Project Mercury and the Pilots Role

Project Mercury evolved during these debates and solidified their outcomes. By 1958, it had become clear that NASA, and not the air force, would run the first American program to put people into orbit, in a project that would come to be known as Mercury. NASA introduced its first set of astronauts in April 1959, followed by a glossy exclusive spread in Life magazine that fall (and more than seventy articles on the astronauts and their wives in the following four years). Public response, fueled by Life's exclusive, heroic coverage, set a celebratory tone that only intensified in response to successful flights.19 While the astronauts explained their role as the ultimate backup system, ready to take over if the machines were to fail, the press and the public imagined them as American heroes in full control of their fates. As Mercury took center stage, what had been a professional debate among pilots and engineers now became a matter of public interest and cold war politics: just what should the human do in space?

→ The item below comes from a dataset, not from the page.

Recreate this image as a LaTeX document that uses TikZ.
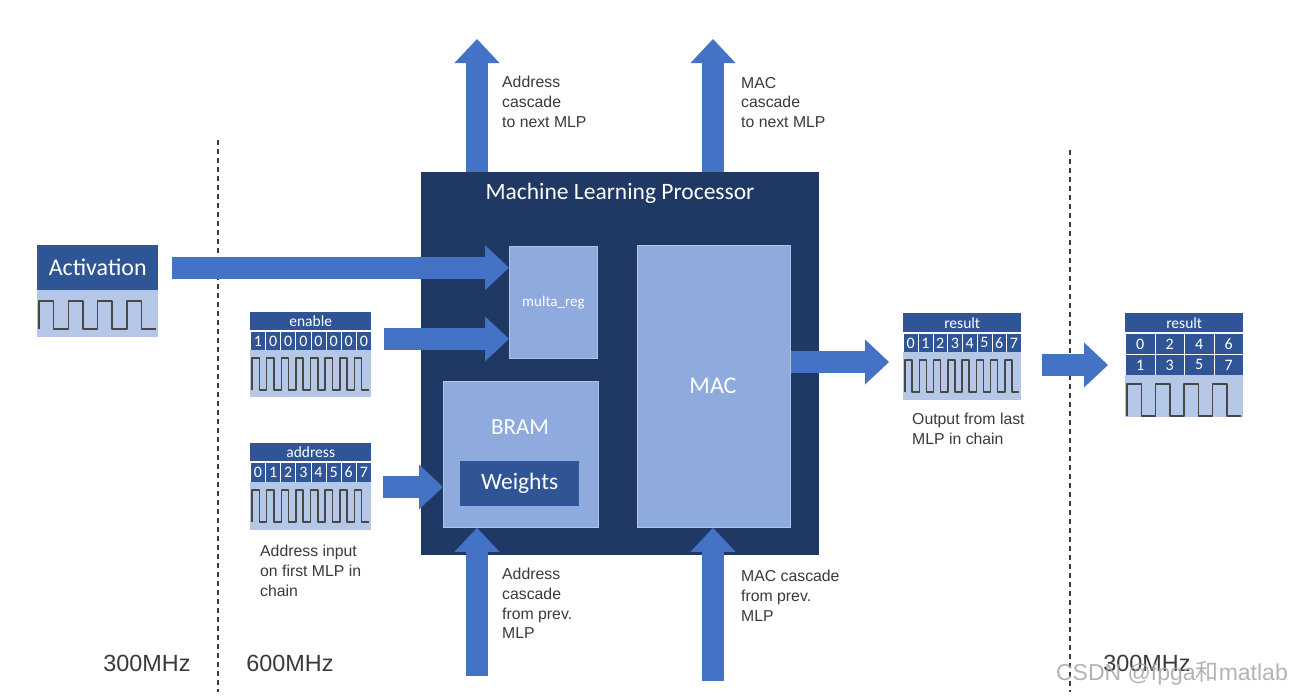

Writer Tom Wolfe's book The Right Stuff and the popular (somewhat fictionalized) movie of the same name captured these tensions surrounding Mercury. Wolfe cast the debate between traditional test pilots like Chuck Yeager who compared riding atop a Redstone rocket to ''spam in a can'' and the hopeful, though uncertain astronauts. ''The difference between pilot and passenger in any flying craft,'' Wolfe recounted, ''came down to one point: control.''20 Wolfe wrote about the macho conflict between the Edwards test-pilot crowd (the men who founded the SETP) and the relative upstarts that would form the team known as the Mercury Seven (none of them SETP members), and how the test pilots gradually saw their glory eclipsed by the huge public response to Mercury. Whatever its limitations, the resonance and public impact of Wolfe's writing testifies to the issue's central place in the cultural image of the program.

Yet as we have seen, Wolfe overemphasized the ''cowboy'' nature of the test pilots and missed the scientific-technical dimension of their professional identities. He saw friction between the pilots, who wanted to fly, and engineers, who focused on automation and technology. But the conflict was not simply between pilots and engineers, but also between groups of pilots and groups of engineers, a clash of cultures with different visions of the human role. Manned spaceflight in America would be a synthesis of these visions, led by one group with a particular background: the Space Task Group.